From a network perspective, the things that mostly matter are end-to-end bandwidth, end-to-end latency, endpoint receive buffer size, and per-hop bandwidth/buffering. You have a transport channel with unknown, dynamic bandwidth and unknown latency and your protocol attempts to discover the true transport channel parameters. Furthermore, excessive usage degrades overall network performance, so you want to avoid over-saturating the network during your discovery. In a ideal world, you would infer the transport parameters of every hop along your path to determine your holistic end-to-end transport channel parameters. This is problematic due to paths shifting or just plain dynamic throttling, so you will probably only limit yourself to "client to common bottleneck (e.g. your router) path" and "common bottleneck to server path". The "client to common bottleneck path" is likely client controlled and can be safely divided and allocated by the client. The "common bottleneck to server path" is not efficiently controllable by the client so requires safe discovery/inference.

The "initial congestion window" is a initial bandwidth-delay product to avoid over-saturating the network. This does not directly map to the transport parameters that matter. What you actually want is a initial safe "end-to-end bandwidth" which you refine via the discovery process. The latency of your roundtrip then only matters if the endpoint receive buffer size is too small and only effects how quickly you can refine/increase the computed safe "end-to-end" bandwidth.

Under the assumption that a 16 KB "initial congestion window" is fine and we assume the default RTT is ~100 ms (a somewhat reasonable assumption for geographically distributed servers who want to minimize latency) then that is actually a initial safe "end-to-end bandwidth" assumption of (16 KB / 0.1 s * 8 B/b) = ~1.3 Mb/s. Assuming the client advertises a receive buffer large enough for the entire certificate chain (which it absolutely should) and there are no packet losses, the client would get the entire certificate chain in ~(1 s + RTT) in the worst case. Note how that has only a minor dependency on the end-to-end latency. Of course it could get the data sooner if the bandwidth gets refined to a higher number, and a lower RTT gives more opportunities to get refined to a higher number, but that bounds our worst case (assuming no packet loss) to something that is not really that bad especially for the poor network throughput that we are assuming.
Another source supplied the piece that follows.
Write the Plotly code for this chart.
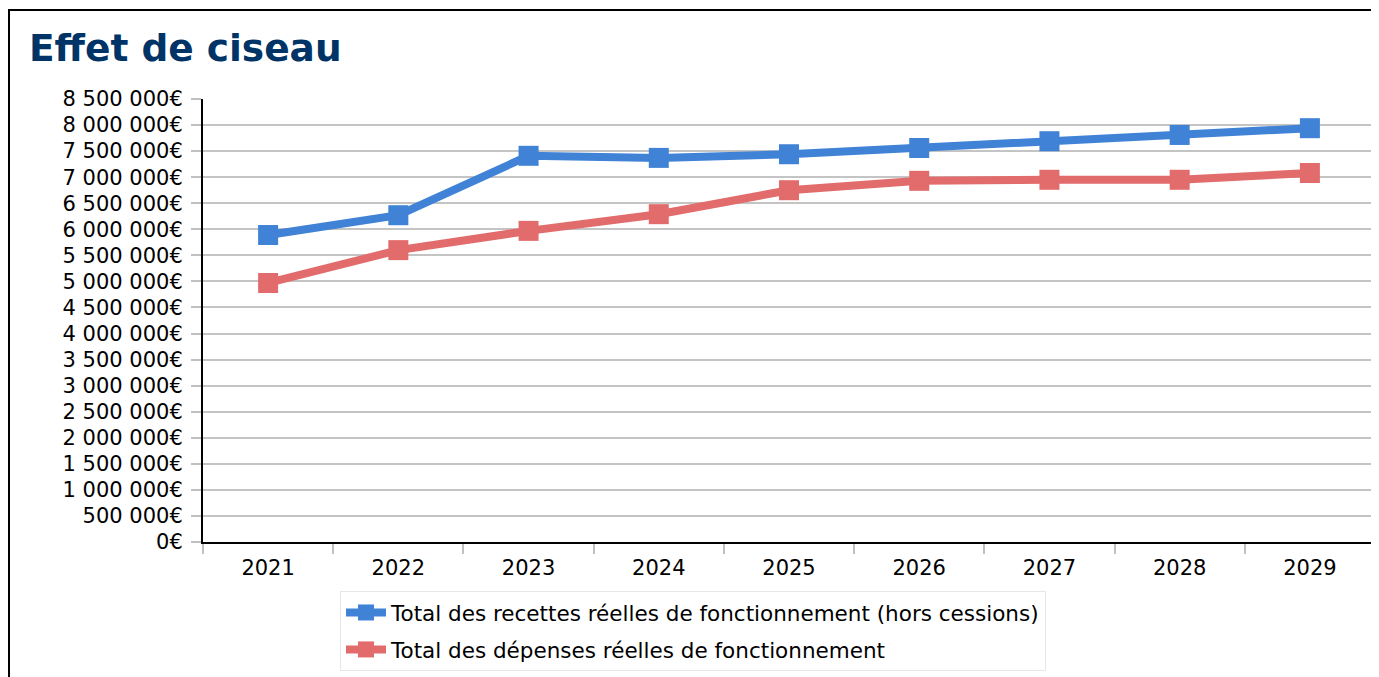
import plotly.graph_objects as go

years = ["2021", "2022", "2023", "2024", "2025", "2026", "2027", "2028", "2029"]
recettes = [5890000, 6270000, 7410000, 7370000, 7440000, 7560000, 7690000, 7810000, 7940000]
depenses = [4970000, 5600000, 5970000, 6290000, 6750000, 6930000, 6950000, 6950000, 7080000]
name_recettes = "Total des recettes réelles de fonctionnement (hors cessions)"
name_depenses = "Total des dépenses réelles de fonctionnement"
title_text = "Effet de ciseau"

font_family = "DejaVu Sans, Verdana, sans-serif"

W, H = 1371, 669
L, R, T, B = 195, 4, 91, 135
PW, PH = W - L - R, H - T - B

fig = go.Figure()
fig.add_trace(go.Scatter(
    x=years, y=recettes, name=name_recettes, mode="lines+markers",
    legendgroup="a",
    line=dict(color="#3f82d6", width=8),
    marker=dict(symbol="square", size=20, color="#3f82d6"),
))
fig.add_trace(go.Scatter(
    x=years, y=depenses, name=name_depenses, mode="lines+markers",
    legendgroup="b",
    line=dict(color="#e26b6b", width=8),
    marker=dict(symbol="square", size=20, color="#e26b6b"),
))

fig.update_layout(
    width=W, height=H,
    paper_bgcolor="white", plot_bgcolor="white",
    margin=dict(l=L, r=R, t=T, b=B, pad=0, autoexpand=False),
    separators=", ",
    font=dict(family=font_family, size=21, color="#000000"),
    title=dict(text="<b>" + title_text + "</b>", x=21 / W, xanchor="left",
               y=1 - 40 / H, yanchor="middle",
               font=dict(family=font_family, size=37.5, color="#003366")),
    showlegend=True,
    legend=dict(xref="container", yref="container",
                x=332 / W, y=1 - 583 / H, xanchor="left", yanchor="top",
                bgcolor="white", bordercolor="#e6e6e6", borderwidth=1,
                font=dict(family=font_family, size=21.5, color="#000000"),
                traceorder="grouped", tracegroupgap=6, itemwidth=40),
    xaxis=dict(
        type="category", showgrid=False, showline=True, linecolor="#000000", linewidth=2,
        ticks="outside", tickson="boundaries", ticklen=10, tickcolor="#c0c0c0", tickwidth=2,
        tickfont=dict(family=font_family, size=21, color="#000000"),
        ticklabelstandoff=6, automargin=False,
        range=[-0.5, 8.5],
    ),
    yaxis=dict(
        range=[0, 8500000], dtick=500000, tick0=0, tickformat=",d", ticksuffix="€",
        showgrid=True, gridcolor="#c4c4c4", gridwidth=2,
        showline=True, linecolor="#000000", linewidth=2,
        ticks="outside", ticklen=10, tickcolor="#c0c0c0", tickwidth=2,
        tickfont=dict(family=font_family, size=21, color="#000000"),
        ticklabelstandoff=4, automargin=False,
        zeroline=False,
    ),
)

# outer frame
fig.add_shape(type="rect", xref="paper", yref="paper",
              x0=(1 - L) / PW, x1=(W + 20 - L) / PW,
              y0=(T + PH - (H + 20)) / PH, y1=(T + PH - 2) / PH,
              line=dict(color="#000000", width=2), fillcolor="rgba(0,0,0,0)", layer="below")

fig.write_html("out.html")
This then makes it obvious how to improve this scheme by choosing better initial estimates of "end-to-end" bandwidth or actively communicating that information back and forth. The "client to common bottleneck path" can be "controlled" by the client, so it can allocate bandwidth amongst all of its connections and it can set aside bandwidth on that leg for receiving. This allows higher initial "end-to-end" bandwidth assumptions that can be safely clipped when the client realizes it is in bad network conditions such as plane wifi. If the server determines "I have set aside N b/s to the 'internet' for this client" and the client determines "I have set aside M b/s from the 'internet' for this server" then your only problem is if there is a bottleneck in the broader backbone connections between the server and client. You would almost certainly be able to support better initial bandwidth assumptions or at least faster convergence after first RTT if you communicated that information both ways. This is just a example of what and how things could be improved with fairly minimal changes.

And this all assumes that we are even trying to tackle this fairly fundamental root issue rather than what are probably heaps of other forms of accidental complexity like middleboxes just giving up if the certificates are too large or whatever else nonsense there is which is what I am pretty sure is the real impetus by why they want the networking equivalent of wanting the 737-MAX to handle the same as a 737.